Broad stimulation, exceptional in these areas: Melody and motive; communication; passion; celebration/party; group experience; transparency.

[18] Schoenberg: Piano Piece Op. 11 #2 (performed by Pollini) [OMS Composite score: 258]

Lugubrious, intense, semi-atonal. Very broad stimulation, exception in these areas: Play, creativity, imagination; challenge and adventure; group experience; political; extraordinary stimulation (new kinds of stimulation); beauty/non-beauty; sublime; individuality; personal individuality.

[19] Hoagy Carmichael: Stardust (performed by Nat King Cole) [OMS Composite score: 301]

This is close to the maximum score for a piece of popular music.

[20] Ravel: Bolero (Celibidache conductor, 1971 performance) [OMS Composite score: 376]

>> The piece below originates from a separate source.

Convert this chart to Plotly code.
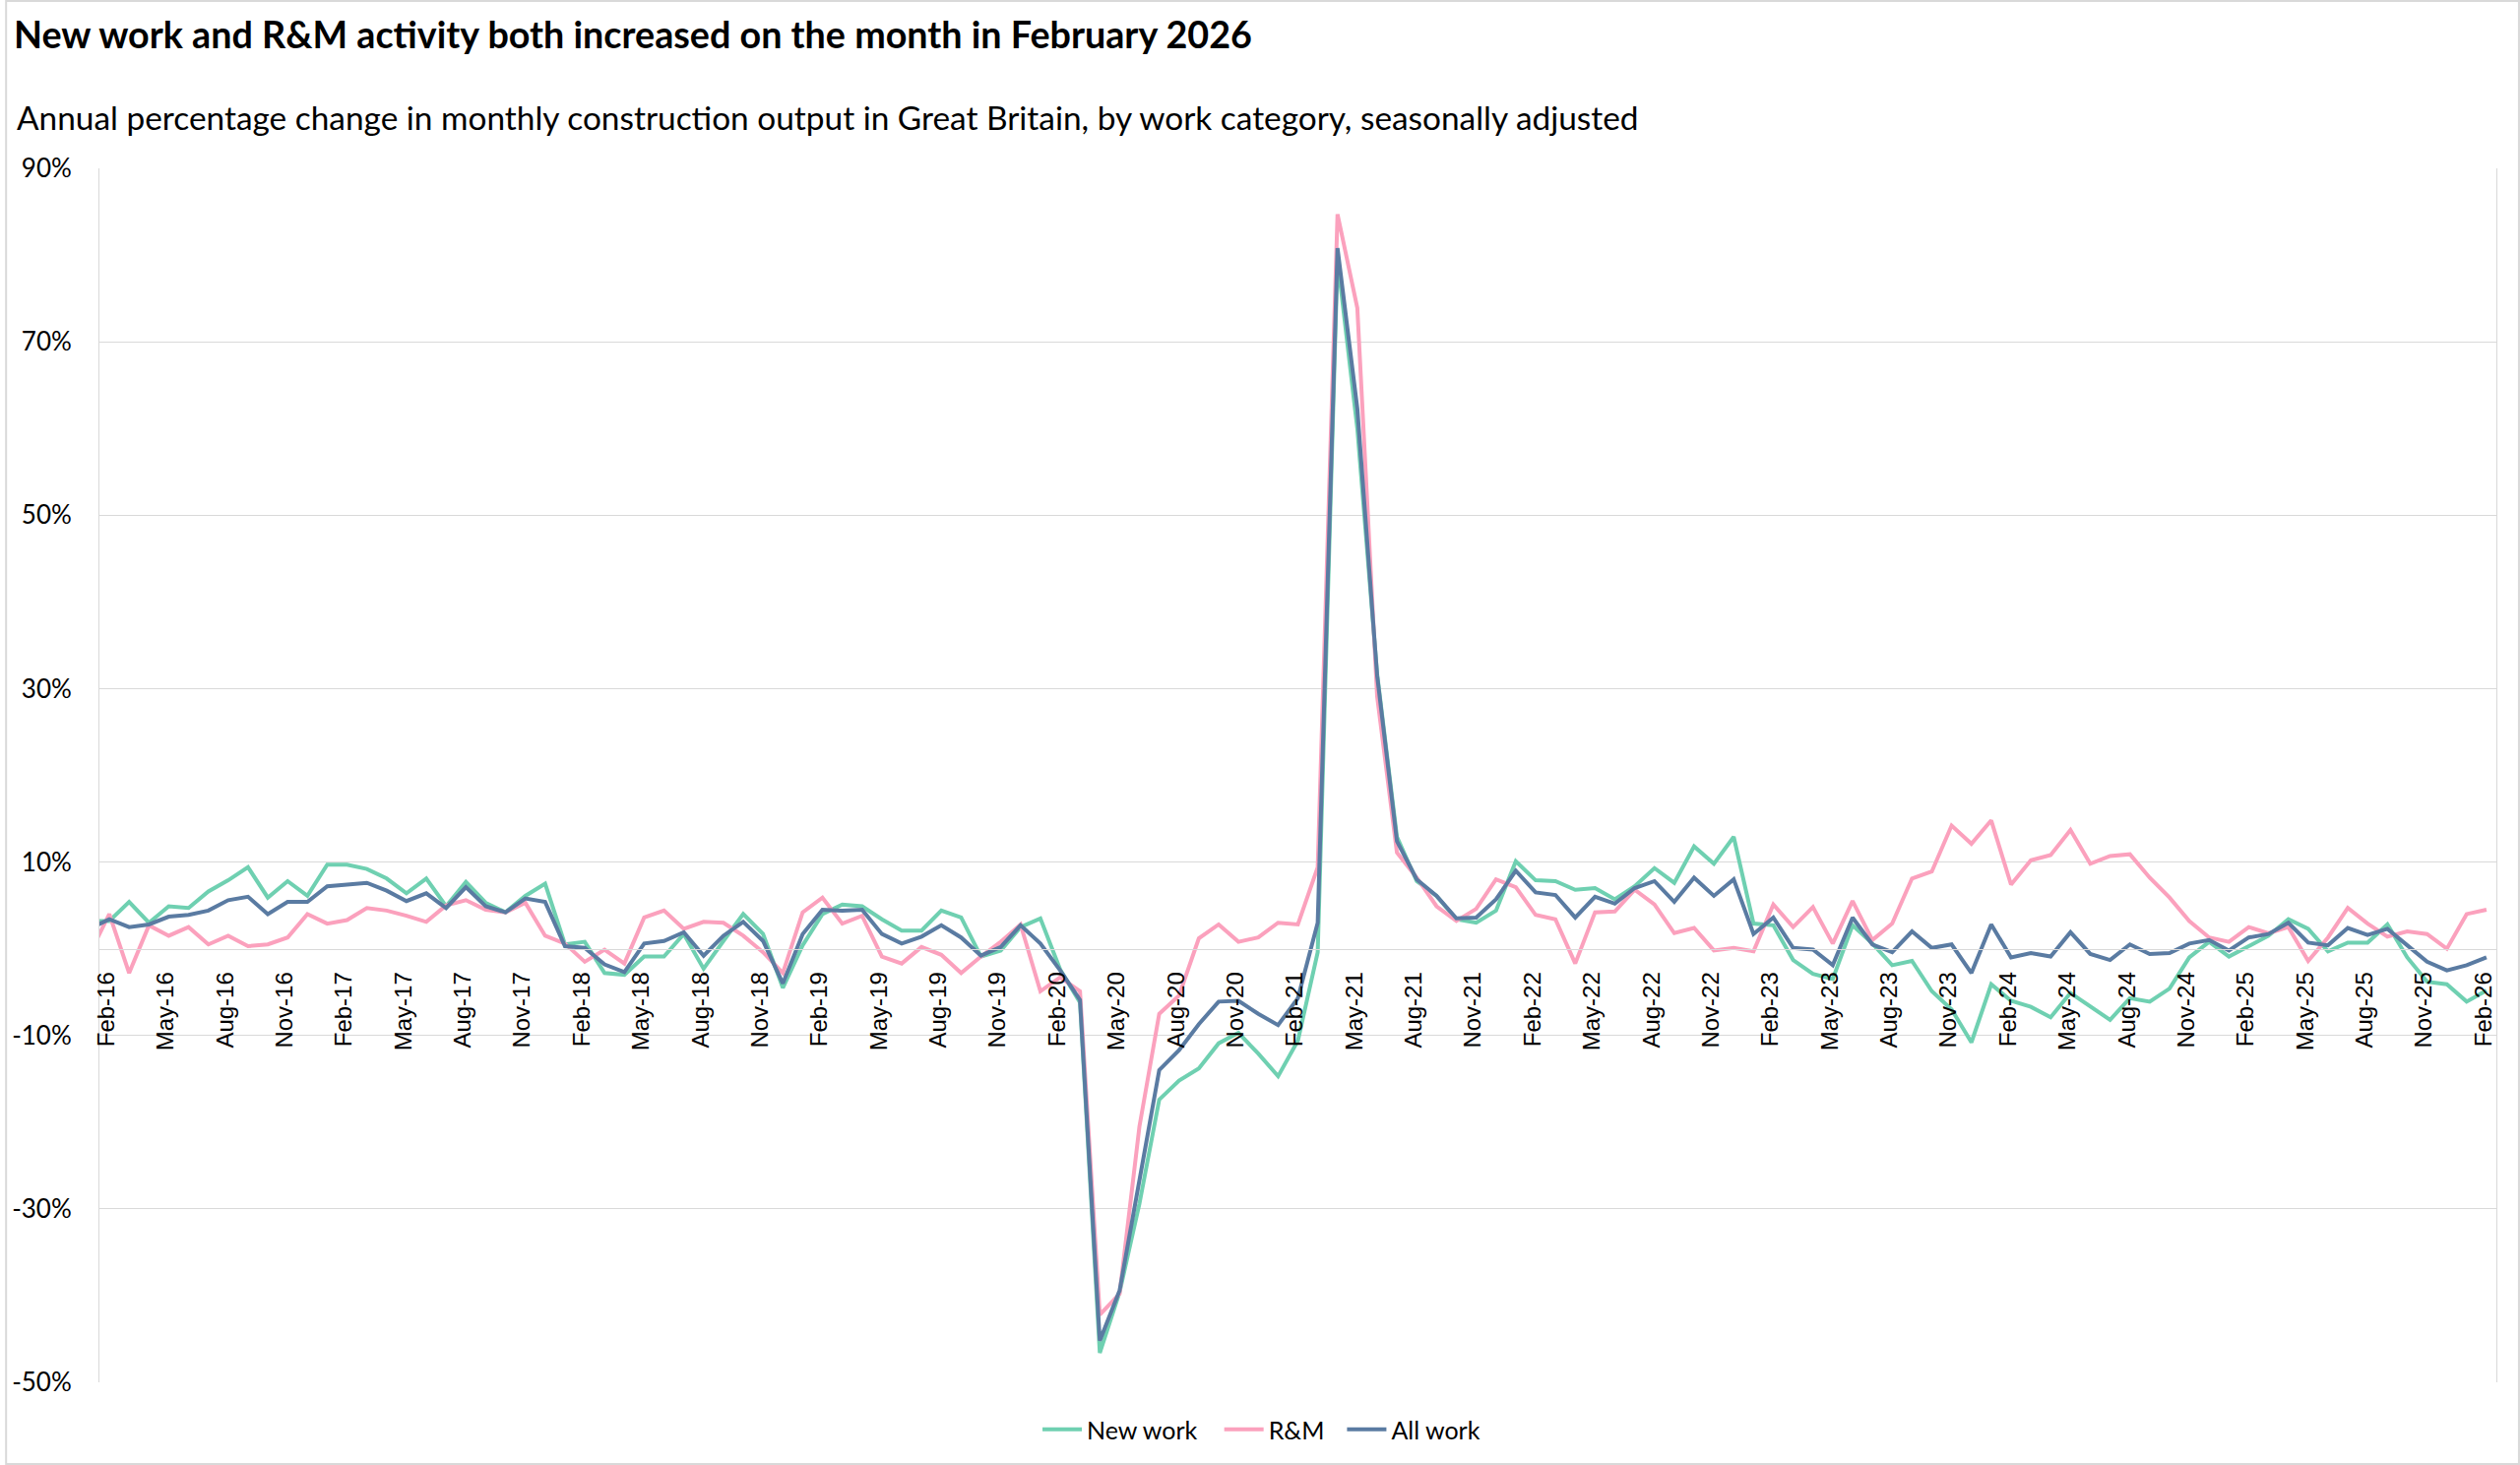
import pandas as pd
import plotly.graph_objects as go

# Monthly categories Jan-16 .. Feb-26 (Jan-16 is partly clipped at the left edge)
months = list(pd.date_range("2016-01-01", "2026-02-01", freq="MS").strftime("%b-%y"))
tick_labels = months[1::3]  # Feb-16, May-16, ... Feb-26

new_work = [
    3.2,
    3.2, 5.4, 3.0, 4.9, 4.7, 6.6, 7.9, 9.4, 5.9, 7.8, 6.1, 9.7,
    9.7, 9.2, 8.1, 6.4, 8.1, 4.9, 7.7, 5.3, 4.2, 6.1, 7.5, 0.5,
    0.8, -2.8, -3.0, -0.9, -0.9, 1.7, -2.3, 0.9, 4.0, 1.7, -4.5, 0.4,
    4.0, 5.1, 4.9, 3.4, 2.1, 2.1, 4.4, 3.6, -0.9, -0.2, 2.5, 3.5,
    -2.4, -6.2, -46.6, -39.6, -29.4, -17.4, -15.2, -13.8, -10.9, -9.7, -12.1, -14.7,
    -10.6, -0.4, 79.5, 60.0, 31.7, 12.9, 7.8, 6.1, 3.4, 3.0, 4.4, 10.1,
    7.9, 7.8, 6.8, 7.0, 5.7, 7.2, 9.3, 7.6, 11.8, 9.8, 12.9, 2.9,
    2.7, -1.3, -2.9, -3.5, 2.7, 0.6, -1.9, -1.4, -4.9, -7.0, -10.8, -4.1,
    -6.0, -6.7, -7.9, -5.1, -6.7, -8.2, -5.7, -6.1, -4.6, -1.0, 0.8, -0.9,
    0.3, 1.5, 3.4, 2.3, -0.3, 0.7, 0.7, 2.8, -1.0, -3.8, -4.1, -6.1,
    -4.8,
]

r_and_m = [
    -0.6,
    4.0, -2.8, 2.7, 1.5, 2.5, 0.5, 1.5, 0.3, 0.5, 1.3, 4.0, 2.9,
    3.3, 4.7, 4.4, 3.8, 3.1, 5.0, 5.6, 4.5, 4.2, 5.3, 1.5, 0.6,
    -1.5, -0.1, -1.7, 3.6, 4.4, 2.3, 3.1, 3.0, 1.5, -0.4, -2.8, 4.2,
    5.9, 2.9, 3.8, -0.9, -1.7, 0.2, -0.7, -2.8, -0.9, 0.8, 2.8, -4.9,
    -3.3, -4.9, -42.2, -39.8, -20.5, -7.5, -5.4, 1.2, 2.8, 0.8, 1.3, 3.0,
    2.8, 9.4, 84.7, 73.9, 29.1, 11.1, 8.2, 4.9, 3.2, 4.6, 8.0, 7.1,
    3.9, 3.4, -1.7, 4.2, 4.3, 6.8, 5.1, 1.8, 2.4, -0.2, 0.1, -0.3,
    5.1, 2.5, 4.8, 0.6, 5.5, 1.0, 2.9, 8.1, 8.9, 14.2, 12.1, 14.8,
    7.4, 10.2, 10.8, 13.7, 9.8, 10.7, 10.9, 8.2, 5.9, 3.2, 1.3, 0.8,
    2.5, 1.8, 2.5, -1.4, 1.3, 4.7, 2.9, 1.4, 2.0, 1.7, 0.0, 4.0,
    4.5,
]

all_work = [
    2.3,
    3.4, 2.5, 2.8, 3.7, 3.9, 4.4, 5.6, 6.0, 4.0, 5.4, 5.4, 7.2,
    7.4, 7.6, 6.7, 5.5, 6.4, 4.7, 7.1, 4.9, 4.2, 5.8, 5.4, 0.3,
    0.1, -1.8, -2.7, 0.6, 0.9, 1.9, -0.8, 1.5, 3.1, 0.9, -4.0, 1.7,
    4.5, 4.4, 4.5, 1.7, 0.6, 1.4, 2.7, 1.3, -0.8, 0.2, 2.7, 0.6,
    -2.5, -5.9, -45.2, -39.4, -26.7, -14.0, -11.7, -8.7, -6.1, -6.0, -7.5, -8.8,
    -5.7, 3.0, 80.8, 62.3, 31.5, 12.4, 8.0, 6.1, 3.5, 3.6, 5.7, 9.0,
    6.5, 6.2, 3.6, 6.0, 5.2, 7.0, 7.8, 5.4, 8.2, 6.1, 8.0, 1.7,
    3.6, 0.1, -0.1, -1.9, 3.6, 0.5, -0.4, 2.0, 0.1, 0.5, -2.8, 2.8,
    -1.0, -0.5, -0.9, 1.9, -0.6, -1.3, 0.5, -0.6, -0.5, 0.6, 1.0, -0.2,
    1.3, 1.7, 3.0, 0.7, 0.4, 2.4, 1.6, 2.3, 0.4, -1.5, -2.5, -1.9,
    -1.0,
]

y_ticks = [-50, -30, -10, 10, 30, 50, 70, 90]
y_range = [-50, 90]

series_names = ["New work", "R&M", "All work"]
series_colors = ["#6fd0b1", "#fba1bd", "#5a7ba2"]
legend_ids = ["legend", "legend2", "legend3"]
legend_px = [1051, 1236, 1361]  # left edge of each legend entry, in page pixels

W, H = 2560, 1488
ML, MR, MT, MB = 96, 24, 171, 84
PW, PH = W - ML - MR, H - MT - MB

fig = go.Figure()
for name, vals, color, lid in zip(series_names, [new_work, r_and_m, all_work],
                                  series_colors, legend_ids):
    fig.add_trace(go.Scatter(x=months, y=vals, mode="lines", name=name, legend=lid,
                             showlegend=True, line=dict(color=color, width=4)))

grid = "#d9d9d9"
legend_font = dict(family="Lato", size=25, color="#000000")
legend_y = -(1452 - (MT + PH)) / PH
legends = {}
for lid, px in zip(legend_ids, legend_px):
    legends[lid] = dict(orientation="h", x=(px - ML) / PW, xanchor="left",
                        y=legend_y, yanchor="middle", font=legend_font,
                        itemwidth=40, bgcolor="rgba(0,0,0,0)")

fig.update_layout(
    width=W, height=H,
    margin=dict(l=ML, r=MR, t=MT, b=MB),
    paper_bgcolor="white", plot_bgcolor="white",
    showlegend=True,
    font=dict(family="Lato", color="#000000"),
    title=dict(text="<b>New work and R&M activity both increased on the month in February 2026</b>",
               font=dict(family="Lato", size=37.7, color="#000000"),
               x=14 / W, xref="container", xanchor="left",
               y=1 - 36 / H, yref="container", yanchor="middle"),
    annotations=[dict(
        text="Annual percentage change in monthly construction output in Great Britain, by work category, seasonally adjusted",
        font=dict(family="Lato", size=33.4, color="#000000"),
        xref="paper", x=(10 - ML) / PW, xanchor="left",
        yref="paper", y=1 + (MT - 119) / PH, yanchor="middle",
        showarrow=False)],
    xaxis=dict(type="category", range=[0.5, len(months) - 0.5],
               tickmode="array", tickvals=tick_labels, ticktext=tick_labels,
               tickangle=-90, ticks="", showgrid=False,
               showline=True, linecolor=grid, linewidth=1,
               anchor="free", position=(0 - y_range[0]) / (y_range[1] - y_range[0]),
               tickfont=dict(family="Liberation Sans", size=24, color="#000000"),
               ticklabelstandoff=13, ticklabelshift=-3),
    yaxis=dict(range=y_range, tickmode="array", tickvals=y_ticks,
               ticktext=[f"{v}%" for v in y_ticks],
               showgrid=True, gridcolor=grid, gridwidth=1, zeroline=False,
               showline=True, linecolor=grid, linewidth=1, mirror=True,
               ticks="", tickfont=dict(family="Lato", size=26, color="#000000"),
               ticklabelstandoff=22),
    shapes=[dict(type="rect", xref="paper", yref="paper",
                 x0=-(ML - 1) / PW, x1=1 + (MR - 1) / PW,
                 y0=-(MB - 1) / PH, y1=1 + (MT - 1) / PH,
                 line=dict(color=grid, width=2), layer="below")],
    **legends,
)

fig.write_html("out.html", config={"displayModeBar": False},
               post_script="document.body.style.margin='0';")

Beautiful and broadly stimulating in detail; and the organization on the macro level is almost unmatched. Listening to a great performance live can be the experience of a lifetime, and even slightly life-altering. The Celibidache 1971 performance on YouTube is over-the-top dramatic, riveting, wonderful !

[21] Brahms Intermezzo Op. 117 #1 (performed by Arthur Schnabel) [OMS Composite score: 423]

[22] Rachmaninoff Piano Concerto #2 (performed by Richter, Warsaw Philharmonic 1959)  [OMS Composite score: 427]

[23] Ustvolskaya Symphony #2 (conducted by Reinbert de Leeuw) [OMS Composite score: 567]

Comes across as obsessive, one-track. But it provides massive stimulation in dozens of categories. The macro-design is masterful, it makes possible the obsessive focus and ultimate integration. Gripping. The experience of a lifetime. Life-altering.

[24] Beethoven Piano Sonata Op. 110 (perfomance by Arthur Schnabel or Marino Formenti) [OMS Composite score: 680]

The utmost stimulation in dozens of categories. The experience of a lifetime. Life-altering.